My dad lived in the L.A. area in the 1960s, when he was a kid, and he told stories about actually seeing police officers roughing up black people when out and about.
a_potato: (Default)

Re: "My Four Months As A Private Prison Guard." Read this.

[personal profile] a_potato 2016-08-20 01:23 am (UTC)(link)
Gods, this is so it.

To a large number of people, the system isn't about justice, let alone rehabilitation; it's about vengeance. You can see it and hear and it and feel it whenever people discuss what should be done to criminals and what "law-abiding citizens" should do to protect themselves. It's all fear and anger and hatred, and there's no room for compassion because those "people" deserve it, and they're rotten and can't be changed, anyway. Lock 'em up and throw away the key.

And that attitude is encouraged by the manner in which crimes are reported and the way in which we portray criminals. We tend to treat suspects as if they've already been convicted, and construct tidy narratives around that assumption, and shift the nature of the narrative depending on what the suspect looks like.
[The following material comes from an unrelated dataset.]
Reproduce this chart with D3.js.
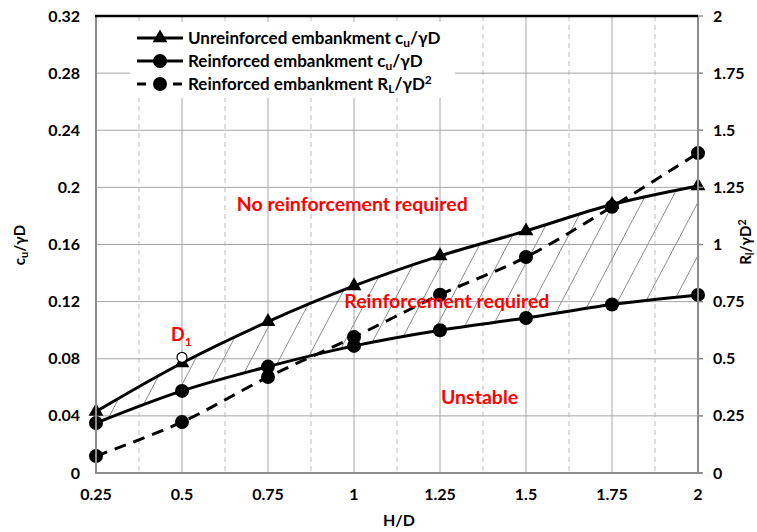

We're returning to the times when we've overtly, as a matter of course, considered entire swaths of people to have been born "undesirable," and those people fall into the exact same groups that they once did (or, well...always have, I suppose): they're poor; they belong to a race other than the dominant one; and/or they're mentally ill.
Edited 2016-08-20 01:27 (UTC)

Re: "My Four Months As A Private Prison Guard." Read this.

(Anonymous) 2016-08-20 01:23 am (UTC)(link)
Well, that's good, at least. But I find it sad that this report is what did it, considering that when I read it, pretty much nothing in it surprised me. And it's not like I have a ton of experience with prisons; I've never been arrested or seen the inside of a jail. The abuses detailed in the article are awful, but seem like the kind of thing that "everyone knows" happens in prisons.
diet_poison: (Default)

Re: "My Four Months As A Private Prison Guard." Read this.

[personal profile] diet_poison 2016-08-20 07:48 pm (UTC)(link)
It's impossible to turn a blind eye so to thorough an investigation. Before, may e everybody knew it but it was sort of officially swept under the rug
diet_poison: (Default)

Re: "My Four Months As A Private Prison Guard." Read this.

[personal profile] diet_poison 2016-08-20 07:50 pm (UTC)(link)
I'm partway through this. It's really good and definitely sad. I have a lot to say that I won't bc I'm on the phone where I can't type easily but I will say I loved the other comments that have been made and am largely in agreement. Thanks for linking.